(STATED EXERCISE):
Skip the pictures. Set down, word for word, the lines from the start of the material up to and including the line with "return (B - y) / ph".

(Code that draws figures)
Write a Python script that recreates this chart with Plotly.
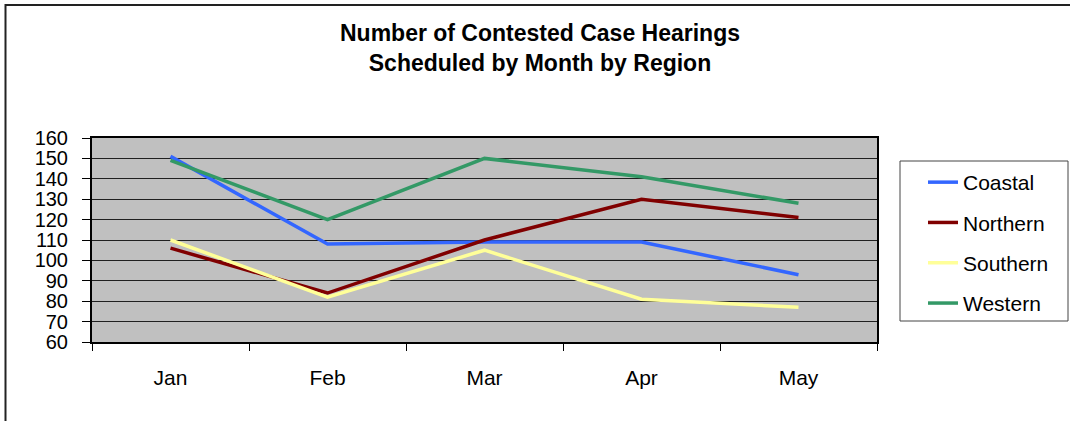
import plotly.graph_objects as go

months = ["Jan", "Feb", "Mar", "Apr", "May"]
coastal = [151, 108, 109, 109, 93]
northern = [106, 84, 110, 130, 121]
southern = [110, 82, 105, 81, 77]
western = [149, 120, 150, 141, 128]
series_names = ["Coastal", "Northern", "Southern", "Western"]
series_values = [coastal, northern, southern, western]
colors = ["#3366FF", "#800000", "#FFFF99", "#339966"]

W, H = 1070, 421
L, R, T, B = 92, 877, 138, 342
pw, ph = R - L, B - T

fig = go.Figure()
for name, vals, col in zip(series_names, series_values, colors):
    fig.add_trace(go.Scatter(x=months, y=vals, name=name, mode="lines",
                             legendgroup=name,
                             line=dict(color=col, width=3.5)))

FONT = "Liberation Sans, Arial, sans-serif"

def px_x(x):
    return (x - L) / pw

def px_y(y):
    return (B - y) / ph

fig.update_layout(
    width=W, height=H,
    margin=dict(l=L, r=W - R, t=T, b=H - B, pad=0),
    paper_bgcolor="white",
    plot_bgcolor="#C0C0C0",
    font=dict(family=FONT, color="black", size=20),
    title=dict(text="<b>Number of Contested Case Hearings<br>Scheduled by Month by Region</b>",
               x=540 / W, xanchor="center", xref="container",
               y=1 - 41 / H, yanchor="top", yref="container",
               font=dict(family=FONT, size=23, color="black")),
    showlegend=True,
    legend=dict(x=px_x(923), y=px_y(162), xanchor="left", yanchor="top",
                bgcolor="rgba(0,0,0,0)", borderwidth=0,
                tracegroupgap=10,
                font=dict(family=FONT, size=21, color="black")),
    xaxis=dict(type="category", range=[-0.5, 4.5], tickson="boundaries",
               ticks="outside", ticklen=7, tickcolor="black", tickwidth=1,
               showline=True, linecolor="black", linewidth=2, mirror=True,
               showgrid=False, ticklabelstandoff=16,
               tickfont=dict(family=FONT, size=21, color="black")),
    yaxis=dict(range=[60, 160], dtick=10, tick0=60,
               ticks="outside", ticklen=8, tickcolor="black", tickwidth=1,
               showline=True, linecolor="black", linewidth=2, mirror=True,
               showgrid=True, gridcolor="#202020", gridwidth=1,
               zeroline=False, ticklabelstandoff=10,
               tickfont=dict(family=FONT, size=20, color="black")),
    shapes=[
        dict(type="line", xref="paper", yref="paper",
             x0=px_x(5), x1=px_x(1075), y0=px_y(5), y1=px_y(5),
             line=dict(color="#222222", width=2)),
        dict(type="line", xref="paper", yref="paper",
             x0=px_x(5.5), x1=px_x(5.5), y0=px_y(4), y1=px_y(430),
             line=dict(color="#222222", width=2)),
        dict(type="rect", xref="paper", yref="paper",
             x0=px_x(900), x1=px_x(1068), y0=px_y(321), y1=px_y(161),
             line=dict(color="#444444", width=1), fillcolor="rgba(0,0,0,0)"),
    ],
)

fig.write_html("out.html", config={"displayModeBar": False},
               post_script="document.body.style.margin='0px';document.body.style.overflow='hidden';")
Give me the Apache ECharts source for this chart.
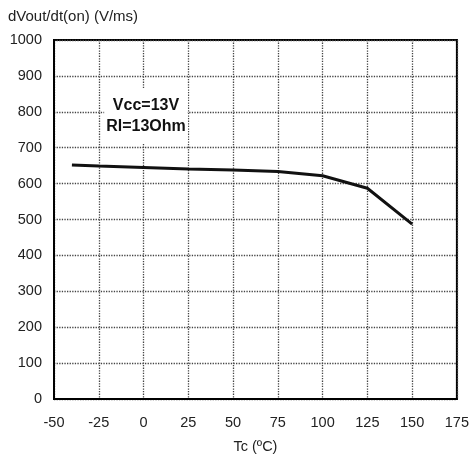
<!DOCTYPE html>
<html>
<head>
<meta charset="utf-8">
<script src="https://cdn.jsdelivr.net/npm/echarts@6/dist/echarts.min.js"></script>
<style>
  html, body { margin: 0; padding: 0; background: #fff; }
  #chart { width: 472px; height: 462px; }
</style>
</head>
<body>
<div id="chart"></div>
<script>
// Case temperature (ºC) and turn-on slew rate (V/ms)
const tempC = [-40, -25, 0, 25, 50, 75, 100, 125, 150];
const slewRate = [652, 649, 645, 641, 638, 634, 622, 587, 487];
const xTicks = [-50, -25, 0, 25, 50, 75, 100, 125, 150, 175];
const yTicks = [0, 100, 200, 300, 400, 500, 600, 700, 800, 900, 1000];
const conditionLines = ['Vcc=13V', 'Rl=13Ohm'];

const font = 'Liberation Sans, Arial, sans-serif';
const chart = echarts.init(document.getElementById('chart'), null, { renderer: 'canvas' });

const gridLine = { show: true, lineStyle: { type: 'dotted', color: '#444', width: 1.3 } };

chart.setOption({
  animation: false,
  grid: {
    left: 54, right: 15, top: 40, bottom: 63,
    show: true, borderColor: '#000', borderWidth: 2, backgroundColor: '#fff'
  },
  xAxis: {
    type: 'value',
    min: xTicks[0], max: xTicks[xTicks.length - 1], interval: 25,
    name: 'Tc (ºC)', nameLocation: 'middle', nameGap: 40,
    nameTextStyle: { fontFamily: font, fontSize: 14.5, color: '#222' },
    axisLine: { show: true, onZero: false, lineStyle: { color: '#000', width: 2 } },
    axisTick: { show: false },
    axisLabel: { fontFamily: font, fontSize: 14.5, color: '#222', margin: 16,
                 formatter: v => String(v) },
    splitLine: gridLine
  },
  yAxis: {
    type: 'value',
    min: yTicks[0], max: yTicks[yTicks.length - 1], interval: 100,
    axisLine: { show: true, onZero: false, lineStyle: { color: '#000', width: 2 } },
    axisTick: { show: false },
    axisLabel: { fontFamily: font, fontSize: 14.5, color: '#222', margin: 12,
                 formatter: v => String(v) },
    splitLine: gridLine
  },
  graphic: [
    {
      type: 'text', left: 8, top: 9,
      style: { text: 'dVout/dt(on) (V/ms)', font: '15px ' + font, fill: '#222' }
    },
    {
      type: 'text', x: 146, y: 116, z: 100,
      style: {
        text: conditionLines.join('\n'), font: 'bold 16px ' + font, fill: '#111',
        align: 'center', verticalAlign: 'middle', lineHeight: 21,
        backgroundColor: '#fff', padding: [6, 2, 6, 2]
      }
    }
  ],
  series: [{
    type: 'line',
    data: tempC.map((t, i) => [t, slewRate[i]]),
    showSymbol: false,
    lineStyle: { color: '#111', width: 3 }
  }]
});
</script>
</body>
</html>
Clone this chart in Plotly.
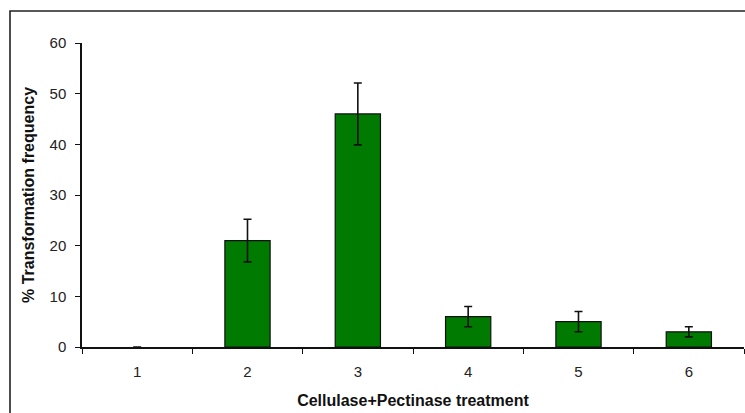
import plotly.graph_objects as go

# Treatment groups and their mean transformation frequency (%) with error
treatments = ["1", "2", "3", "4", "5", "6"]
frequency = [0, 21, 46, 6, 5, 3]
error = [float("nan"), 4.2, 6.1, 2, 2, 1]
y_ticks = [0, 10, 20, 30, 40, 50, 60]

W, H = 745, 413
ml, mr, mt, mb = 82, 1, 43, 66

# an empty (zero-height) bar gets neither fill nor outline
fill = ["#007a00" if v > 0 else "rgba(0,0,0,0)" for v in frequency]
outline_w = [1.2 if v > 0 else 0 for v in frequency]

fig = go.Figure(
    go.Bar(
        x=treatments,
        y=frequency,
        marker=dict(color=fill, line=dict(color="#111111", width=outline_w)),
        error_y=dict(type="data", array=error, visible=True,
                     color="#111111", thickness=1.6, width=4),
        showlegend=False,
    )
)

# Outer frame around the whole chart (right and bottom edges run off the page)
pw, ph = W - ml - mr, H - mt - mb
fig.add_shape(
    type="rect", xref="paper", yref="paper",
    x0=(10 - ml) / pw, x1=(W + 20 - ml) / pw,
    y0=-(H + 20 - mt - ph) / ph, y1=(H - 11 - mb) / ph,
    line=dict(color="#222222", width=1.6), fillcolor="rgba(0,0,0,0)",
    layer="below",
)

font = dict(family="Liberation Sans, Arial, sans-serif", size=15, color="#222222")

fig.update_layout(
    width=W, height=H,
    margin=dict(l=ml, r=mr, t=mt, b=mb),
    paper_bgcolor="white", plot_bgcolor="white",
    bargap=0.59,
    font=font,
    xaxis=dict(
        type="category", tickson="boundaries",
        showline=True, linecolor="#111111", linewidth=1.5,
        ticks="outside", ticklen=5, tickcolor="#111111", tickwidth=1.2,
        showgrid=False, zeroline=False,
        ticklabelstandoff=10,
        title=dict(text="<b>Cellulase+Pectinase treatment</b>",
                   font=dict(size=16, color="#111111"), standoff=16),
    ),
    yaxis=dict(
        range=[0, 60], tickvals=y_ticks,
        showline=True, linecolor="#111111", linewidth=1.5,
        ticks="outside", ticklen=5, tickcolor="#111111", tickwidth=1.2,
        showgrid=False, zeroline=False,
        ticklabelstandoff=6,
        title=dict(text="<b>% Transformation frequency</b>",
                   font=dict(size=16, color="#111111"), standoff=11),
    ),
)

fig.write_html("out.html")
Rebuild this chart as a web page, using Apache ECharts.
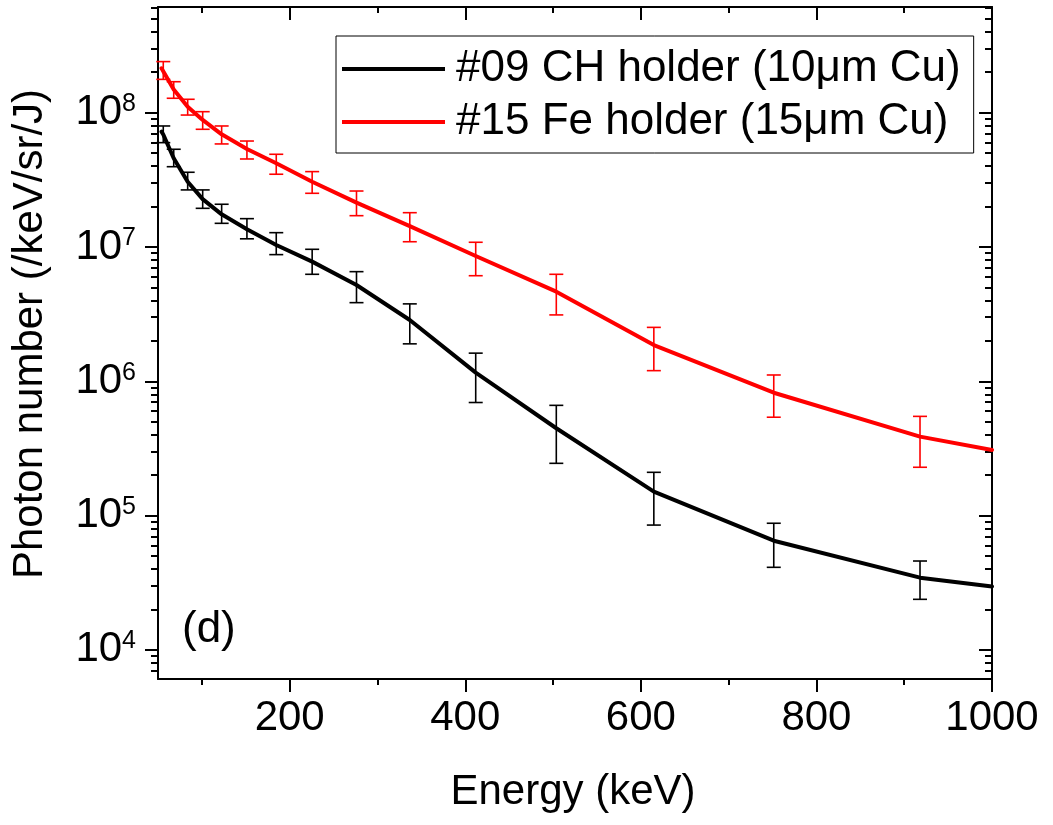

(FULL OUTPUT):
Write a Python script that recreates this chart with Plotly.
import plotly.graph_objects as go

months = ["Jan", "Feb", "Mar", "Apr", "May"]
coastal = [151, 108, 109, 109, 93]
northern = [106, 84, 110, 130, 121]
southern = [110, 82, 105, 81, 77]
western = [149, 120, 150, 141, 128]
series_names = ["Coastal", "Northern", "Southern", "Western"]
series_values = [coastal, northern, southern, western]
colors = ["#3366FF", "#800000", "#FFFF99", "#339966"]

W, H = 1070, 421
L, R, T, B = 92, 877, 138, 342
pw, ph = R - L, B - T

fig = go.Figure()
for name, vals, col in zip(series_names, series_values, colors):
    fig.add_trace(go.Scatter(x=months, y=vals, name=name, mode="lines",
                             legendgroup=name,
                             line=dict(color=col, width=3.5)))

FONT = "Liberation Sans, Arial, sans-serif"

def px_x(x):
    return (x - L) / pw

def px_y(y):
    return (B - y) / ph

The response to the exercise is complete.